The network topology problem with technology considerations entails the allocation and integration of network devices (such as ATM switch, Ethernet hub, IP router, and gateway) that enable all clients to communicate and access file servers, while minimizing the network integration cost. Literally millions of possible network topologies can be considered for a given network. It is impossible for a human network designer to examine all possibilities for typical large installations. We have applied computer-aided design (CAD) techniques to design/redesign hierarchical computer networks, to determine the network topology and network devices. The problem is known to be NP-complete (requiring an exponential number of steps to find an optimal solution) according to Gerla & Kleinrock (1977). The continual changes in the price, performance and availability of network devices make the network design process more difficult. The choices of network devices, which are made at a particular time, may not be appropriate a few months later.

The CAD tool, iCAD, is based on evolutionary approach. The tool creates an initial population of network topologies by selecting all network devices randomly. The software analyzes and evaluates each topology in the current population, selects the most-fit topologies, modifies some and discards the rest. New topologies are created by mutating existing topologies or by crossing over genetic material between two topologies. Then the optimization process continues. After several generations specified by the user the tool terminates. The iCAD is connected to four device libraries, each of which contains a distinct set of network technology devices, such as Ethernet hubs, ATM switches, IP routers, and gateways. Each device library contains information about device types and their attributes such as cost, capacity, number of ports, and type of wire. As the network technology matures, the device library is updated. Thus, we have extended the usage iCAD in Habib (2002) so that it can synthesize networks based on the current price and on the predicted future price. Because of this extension on iCAD, we are able to collect many empirical data regarding the network design evolutions. Also, we have insured that the synthesized network, once designed, has been optimized for technologies available at the design time. We have examined the topological differences between the current network technologies and the future technologies. These differences would give guidance as to where the network should be upgraded in the future. Finally, we have upgraded an existence design constraints by maintaining as much as possible of its original devices so that the upgrading costs are minimized. Maintaining as many as possible of the original devices is known as the legacy problem.

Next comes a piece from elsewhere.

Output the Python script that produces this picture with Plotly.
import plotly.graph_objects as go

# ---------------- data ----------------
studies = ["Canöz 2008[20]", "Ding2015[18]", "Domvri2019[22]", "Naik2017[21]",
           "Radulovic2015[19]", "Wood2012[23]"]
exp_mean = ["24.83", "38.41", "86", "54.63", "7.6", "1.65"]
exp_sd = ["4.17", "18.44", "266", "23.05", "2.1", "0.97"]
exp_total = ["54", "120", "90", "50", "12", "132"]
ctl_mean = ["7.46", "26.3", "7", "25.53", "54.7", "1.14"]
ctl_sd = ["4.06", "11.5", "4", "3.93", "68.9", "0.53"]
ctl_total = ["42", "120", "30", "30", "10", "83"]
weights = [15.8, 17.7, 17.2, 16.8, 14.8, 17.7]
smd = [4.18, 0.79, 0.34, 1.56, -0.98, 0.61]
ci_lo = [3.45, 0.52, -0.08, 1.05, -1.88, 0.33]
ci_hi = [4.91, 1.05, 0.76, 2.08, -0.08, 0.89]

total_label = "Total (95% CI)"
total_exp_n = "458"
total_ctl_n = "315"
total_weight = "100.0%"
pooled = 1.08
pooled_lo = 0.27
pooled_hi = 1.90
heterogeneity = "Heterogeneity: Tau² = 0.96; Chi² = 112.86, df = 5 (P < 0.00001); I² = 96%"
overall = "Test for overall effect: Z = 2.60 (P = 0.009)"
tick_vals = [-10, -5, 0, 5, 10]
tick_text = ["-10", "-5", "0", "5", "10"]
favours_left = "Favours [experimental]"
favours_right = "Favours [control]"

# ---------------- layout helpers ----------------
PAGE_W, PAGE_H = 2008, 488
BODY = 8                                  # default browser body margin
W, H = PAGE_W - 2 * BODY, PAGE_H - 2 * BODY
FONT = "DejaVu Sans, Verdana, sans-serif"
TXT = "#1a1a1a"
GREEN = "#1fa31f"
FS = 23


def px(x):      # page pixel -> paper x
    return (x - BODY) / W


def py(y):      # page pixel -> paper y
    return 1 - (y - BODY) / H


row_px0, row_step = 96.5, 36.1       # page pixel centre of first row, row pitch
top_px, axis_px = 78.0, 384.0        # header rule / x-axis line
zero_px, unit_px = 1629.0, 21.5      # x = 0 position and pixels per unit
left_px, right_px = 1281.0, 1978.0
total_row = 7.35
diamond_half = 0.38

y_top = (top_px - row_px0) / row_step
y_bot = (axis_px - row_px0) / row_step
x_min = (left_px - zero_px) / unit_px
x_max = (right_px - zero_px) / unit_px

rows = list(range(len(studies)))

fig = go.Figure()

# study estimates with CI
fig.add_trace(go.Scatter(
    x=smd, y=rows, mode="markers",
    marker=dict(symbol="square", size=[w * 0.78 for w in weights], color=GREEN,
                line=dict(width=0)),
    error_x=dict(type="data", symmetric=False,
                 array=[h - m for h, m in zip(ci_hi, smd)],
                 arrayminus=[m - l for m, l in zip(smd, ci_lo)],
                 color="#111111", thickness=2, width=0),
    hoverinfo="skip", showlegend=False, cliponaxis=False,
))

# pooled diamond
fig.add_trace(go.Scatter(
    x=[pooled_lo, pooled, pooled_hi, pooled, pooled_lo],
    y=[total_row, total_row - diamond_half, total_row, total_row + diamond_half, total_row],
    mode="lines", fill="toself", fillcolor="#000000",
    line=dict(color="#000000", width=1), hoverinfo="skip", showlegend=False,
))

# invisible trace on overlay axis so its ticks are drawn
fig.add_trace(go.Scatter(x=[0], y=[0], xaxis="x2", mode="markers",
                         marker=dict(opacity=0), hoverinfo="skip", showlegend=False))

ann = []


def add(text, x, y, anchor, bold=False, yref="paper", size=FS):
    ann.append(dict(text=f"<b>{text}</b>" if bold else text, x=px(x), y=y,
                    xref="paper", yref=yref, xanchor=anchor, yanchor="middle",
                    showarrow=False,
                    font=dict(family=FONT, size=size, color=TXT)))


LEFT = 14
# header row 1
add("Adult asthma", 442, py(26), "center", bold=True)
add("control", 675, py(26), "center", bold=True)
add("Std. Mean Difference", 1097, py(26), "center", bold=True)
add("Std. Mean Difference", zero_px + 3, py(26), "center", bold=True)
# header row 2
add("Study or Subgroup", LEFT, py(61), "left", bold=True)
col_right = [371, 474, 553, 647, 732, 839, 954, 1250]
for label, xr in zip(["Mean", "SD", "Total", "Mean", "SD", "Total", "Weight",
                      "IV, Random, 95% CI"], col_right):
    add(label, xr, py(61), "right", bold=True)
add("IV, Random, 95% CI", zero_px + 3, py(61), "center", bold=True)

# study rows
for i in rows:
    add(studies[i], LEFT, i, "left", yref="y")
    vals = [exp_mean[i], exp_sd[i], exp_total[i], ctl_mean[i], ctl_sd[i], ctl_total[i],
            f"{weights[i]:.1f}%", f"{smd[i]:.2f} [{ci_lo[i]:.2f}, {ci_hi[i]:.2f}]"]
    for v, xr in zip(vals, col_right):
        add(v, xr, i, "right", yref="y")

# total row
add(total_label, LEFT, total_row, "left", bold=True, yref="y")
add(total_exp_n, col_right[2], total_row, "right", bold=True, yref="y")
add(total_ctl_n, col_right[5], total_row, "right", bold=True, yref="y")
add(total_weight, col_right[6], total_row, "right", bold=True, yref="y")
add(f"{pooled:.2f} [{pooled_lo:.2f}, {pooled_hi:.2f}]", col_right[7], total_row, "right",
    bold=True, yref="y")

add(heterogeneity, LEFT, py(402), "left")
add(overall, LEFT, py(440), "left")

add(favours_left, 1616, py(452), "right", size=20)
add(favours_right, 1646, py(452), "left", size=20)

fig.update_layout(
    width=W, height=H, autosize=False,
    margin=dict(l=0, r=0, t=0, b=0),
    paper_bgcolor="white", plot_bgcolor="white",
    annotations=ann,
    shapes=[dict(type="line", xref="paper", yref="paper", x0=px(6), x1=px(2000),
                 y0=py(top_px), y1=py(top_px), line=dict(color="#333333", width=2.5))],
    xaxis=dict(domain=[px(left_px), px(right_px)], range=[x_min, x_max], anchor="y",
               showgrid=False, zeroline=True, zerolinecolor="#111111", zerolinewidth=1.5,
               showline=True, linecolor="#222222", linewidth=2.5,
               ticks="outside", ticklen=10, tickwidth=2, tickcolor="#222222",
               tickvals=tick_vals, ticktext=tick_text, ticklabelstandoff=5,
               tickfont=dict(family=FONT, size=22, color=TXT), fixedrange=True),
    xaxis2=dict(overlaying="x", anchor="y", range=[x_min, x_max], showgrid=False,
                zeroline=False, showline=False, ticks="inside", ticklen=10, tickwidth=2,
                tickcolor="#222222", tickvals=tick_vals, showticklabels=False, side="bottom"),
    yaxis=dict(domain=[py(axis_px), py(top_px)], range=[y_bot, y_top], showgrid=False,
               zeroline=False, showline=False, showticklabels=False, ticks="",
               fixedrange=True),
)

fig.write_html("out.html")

We have been observing and collecting the changes with the network technology, especially with respect to cost and capacity, for the past six years. Habib & Parker (2002) have recorded an initial study on the network evolution by comparing the outcomes from two sets of device libraries in years of 1999 and 2001. In this paper, we have expanded our study by running iCAD with four different sets of libraries that go back to 1999, 2001, 2003, and 2005. We have plotted the cost and performance changes between networks designed with the old and recent network technologies. This enables us to predict future changes to a first order. The network design cost has evolved at decreasing rate from 10-25% to 57-74% for the past six years as our empirical data has shown. Over time, with more data points, the predictions will become more accurate.